* [Entries with chart source code]

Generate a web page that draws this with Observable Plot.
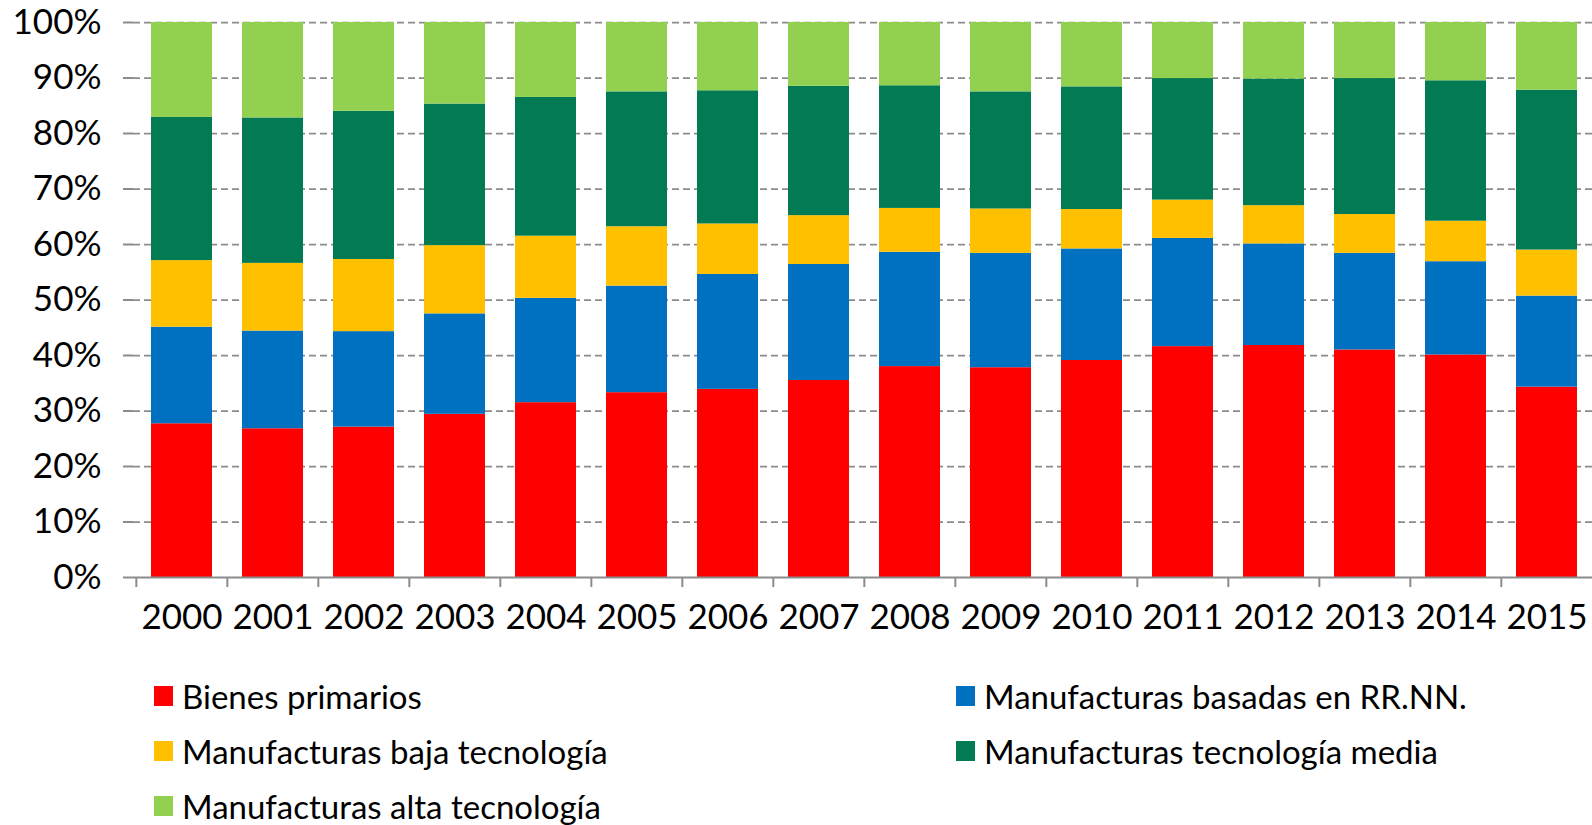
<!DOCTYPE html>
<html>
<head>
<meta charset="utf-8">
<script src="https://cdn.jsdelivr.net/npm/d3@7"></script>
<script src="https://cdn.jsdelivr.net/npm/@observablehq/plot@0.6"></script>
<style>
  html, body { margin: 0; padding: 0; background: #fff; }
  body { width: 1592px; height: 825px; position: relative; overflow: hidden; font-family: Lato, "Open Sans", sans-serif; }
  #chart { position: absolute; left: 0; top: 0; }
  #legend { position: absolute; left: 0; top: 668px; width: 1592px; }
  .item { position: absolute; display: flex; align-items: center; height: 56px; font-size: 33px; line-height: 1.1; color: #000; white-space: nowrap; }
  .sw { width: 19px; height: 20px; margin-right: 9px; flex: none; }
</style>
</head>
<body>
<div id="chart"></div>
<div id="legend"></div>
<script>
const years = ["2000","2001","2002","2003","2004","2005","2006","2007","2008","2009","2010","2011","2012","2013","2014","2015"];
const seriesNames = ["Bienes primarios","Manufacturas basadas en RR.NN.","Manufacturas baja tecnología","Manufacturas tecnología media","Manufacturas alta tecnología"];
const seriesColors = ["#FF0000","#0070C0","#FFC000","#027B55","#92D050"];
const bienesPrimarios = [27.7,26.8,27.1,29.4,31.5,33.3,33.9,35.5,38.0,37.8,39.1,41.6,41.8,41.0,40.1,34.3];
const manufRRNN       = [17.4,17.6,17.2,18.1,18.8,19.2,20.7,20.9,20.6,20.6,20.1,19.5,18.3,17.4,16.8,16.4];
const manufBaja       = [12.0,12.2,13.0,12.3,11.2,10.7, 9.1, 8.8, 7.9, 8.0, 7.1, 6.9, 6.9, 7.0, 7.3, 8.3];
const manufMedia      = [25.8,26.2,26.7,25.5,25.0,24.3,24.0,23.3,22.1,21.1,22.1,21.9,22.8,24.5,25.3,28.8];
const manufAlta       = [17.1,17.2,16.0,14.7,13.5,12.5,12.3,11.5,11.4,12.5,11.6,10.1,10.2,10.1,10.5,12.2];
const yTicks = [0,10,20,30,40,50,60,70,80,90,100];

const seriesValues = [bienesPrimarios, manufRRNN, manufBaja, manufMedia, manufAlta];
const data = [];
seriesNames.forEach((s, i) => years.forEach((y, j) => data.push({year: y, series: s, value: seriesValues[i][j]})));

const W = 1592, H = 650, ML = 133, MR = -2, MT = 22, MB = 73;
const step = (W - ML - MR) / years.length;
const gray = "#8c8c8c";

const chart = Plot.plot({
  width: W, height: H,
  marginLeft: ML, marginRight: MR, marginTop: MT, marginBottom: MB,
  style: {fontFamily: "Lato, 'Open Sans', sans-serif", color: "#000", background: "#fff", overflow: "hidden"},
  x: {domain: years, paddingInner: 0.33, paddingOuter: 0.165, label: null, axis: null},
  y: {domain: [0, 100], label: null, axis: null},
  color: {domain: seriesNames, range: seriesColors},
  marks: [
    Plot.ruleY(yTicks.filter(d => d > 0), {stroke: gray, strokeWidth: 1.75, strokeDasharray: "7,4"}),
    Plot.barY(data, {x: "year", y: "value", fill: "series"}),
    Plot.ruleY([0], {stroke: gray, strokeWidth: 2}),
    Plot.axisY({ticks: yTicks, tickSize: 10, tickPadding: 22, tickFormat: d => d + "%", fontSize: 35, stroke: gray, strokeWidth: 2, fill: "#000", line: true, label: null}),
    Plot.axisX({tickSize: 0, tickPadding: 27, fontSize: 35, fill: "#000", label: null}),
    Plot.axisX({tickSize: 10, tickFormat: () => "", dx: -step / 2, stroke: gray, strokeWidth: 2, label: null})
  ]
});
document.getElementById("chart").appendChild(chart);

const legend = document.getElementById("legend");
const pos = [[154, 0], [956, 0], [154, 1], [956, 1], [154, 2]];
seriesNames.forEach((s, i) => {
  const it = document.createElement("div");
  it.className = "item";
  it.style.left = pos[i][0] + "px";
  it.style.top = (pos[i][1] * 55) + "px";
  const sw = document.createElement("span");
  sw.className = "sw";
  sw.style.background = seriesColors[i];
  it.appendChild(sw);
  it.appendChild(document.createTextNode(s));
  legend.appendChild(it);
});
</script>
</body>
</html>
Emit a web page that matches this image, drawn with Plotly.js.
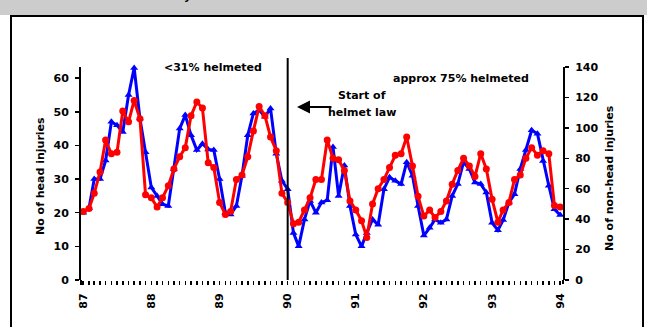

* [JOB] Quote in full the listing given above; the images are to be left out.

* [OUTPUT BELOW]
Generate a web page that draws this with Observable Plot.
<!DOCTYPE html>
<html>
<head>
<meta charset="utf-8">
<script src="https://cdn.jsdelivr.net/npm/d3@7"></script>
<script src="https://cdn.jsdelivr.net/npm/@observablehq/plot@0.6"></script>
<style>
  html, body { margin: 0; padding: 0; background: #fff; }
  body { width: 1592px; height: 825px; position: relative; overflow: hidden; font-family: Lato, "Open Sans", sans-serif; }
  #chart { position: absolute; left: 0; top: 0; }
  #legend { position: absolute; left: 0; top: 668px; width: 1592px; }
  .item { position: absolute; display: flex; align-items: center; height: 56px; font-size: 33px; line-height: 1.1; color: #000; white-space: nowrap; }
  .sw { width: 19px; height: 20px; margin-right: 9px; flex: none; }
</style>
</head>
<body>
<div id="chart"></div>
<div id="legend"></div>
<script>
const years = ["2000","2001","2002","2003","2004","2005","2006","2007","2008","2009","2010","2011","2012","2013","2014","2015"];
const seriesNames = ["Bienes primarios","Manufacturas basadas en RR.NN.","Manufacturas baja tecnología","Manufacturas tecnología media","Manufacturas alta tecnología"];
const seriesColors = ["#FF0000","#0070C0","#FFC000","#027B55","#92D050"];
const bienesPrimarios = [27.7,26.8,27.1,29.4,31.5,33.3,33.9,35.5,38.0,37.8,39.1,41.6,41.8,41.0,40.1,34.3];
const manufRRNN       = [17.4,17.6,17.2,18.1,18.8,19.2,20.7,20.9,20.6,20.6,20.1,19.5,18.3,17.4,16.8,16.4];
const manufBaja       = [12.0,12.2,13.0,12.3,11.2,10.7, 9.1, 8.8, 7.9, 8.0, 7.1, 6.9, 6.9, 7.0, 7.3, 8.3];
const manufMedia      = [25.8,26.2,26.7,25.5,25.0,24.3,24.0,23.3,22.1,21.1,22.1,21.9,22.8,24.5,25.3,28.8];
const manufAlta       = [17.1,17.2,16.0,14.7,13.5,12.5,12.3,11.5,11.4,12.5,11.6,10.1,10.2,10.1,10.5,12.2];
const yTicks = [0,10,20,30,40,50,60,70,80,90,100];

const seriesValues = [bienesPrimarios, manufRRNN, manufBaja, manufMedia, manufAlta];
const data = [];
seriesNames.forEach((s, i) => years.forEach((y, j) => data.push({year: y, series: s, value: seriesValues[i][j]})));

const W = 1592, H = 650, ML = 133, MR = -2, MT = 22, MB = 73;
const step = (W - ML - MR) / years.length;
const gray = "#8c8c8c";

const chart = Plot.plot({
  width: W, height: H,
  marginLeft: ML, marginRight: MR, marginTop: MT, marginBottom: MB,
  style: {fontFamily: "Lato, 'Open Sans', sans-serif", color: "#000", background: "#fff", overflow: "hidden"},
  x: {domain: years, paddingInner: 0.33, paddingOuter: 0.165, label: null, axis: null},
  y: {domain: [0, 100], label: null, axis: null},
  color: {domain: seriesNames, range: seriesColors},
  marks: [
    Plot.ruleY(yTicks.filter(d => d > 0), {stroke: gray, strokeWidth: 1.75, strokeDasharray: "7,4"}),
    Plot.barY(data, {x: "year", y: "value", fill: "series"}),
    Plot.ruleY([0], {stroke: gray, strokeWidth: 2}),
    Plot.axisY({ticks: yTicks, tickSize: 10, tickPadding: 22, tickFormat: d => d + "%", fontSize: 35, stroke: gray, strokeWidth: 2, fill: "#000", line: true, label: null}),
    Plot.axisX({tickSize: 0, tickPadding: 27, fontSize: 35, fill: "#000", label: null}),
    Plot.axisX({tickSize: 10, tickFormat: () => "", dx: -step / 2, stroke: gray, strokeWidth: 2, label: null})
  ]
});
document.getElementById("chart").appendChild(chart);

const legend = document.getElementById("legend");
const pos = [[154, 0], [956, 0], [154, 1], [956, 1], [154, 2]];
seriesNames.forEach((s, i) => {
  const it = document.createElement("div");
  it.className = "item";
  it.style.left = pos[i][0] + "px";
  it.style.top = (pos[i][1] * 55) + "px";
  const sw = document.createElement("span");
  sw.className = "sw";
  sw.style.background = seriesColors[i];
  it.appendChild(sw);
  it.appendChild(document.createTextNode(s));
  legend.appendChild(it);
});
</script>
</body>
</html>
Emit a web page that matches this image, drawn with Plotly.js.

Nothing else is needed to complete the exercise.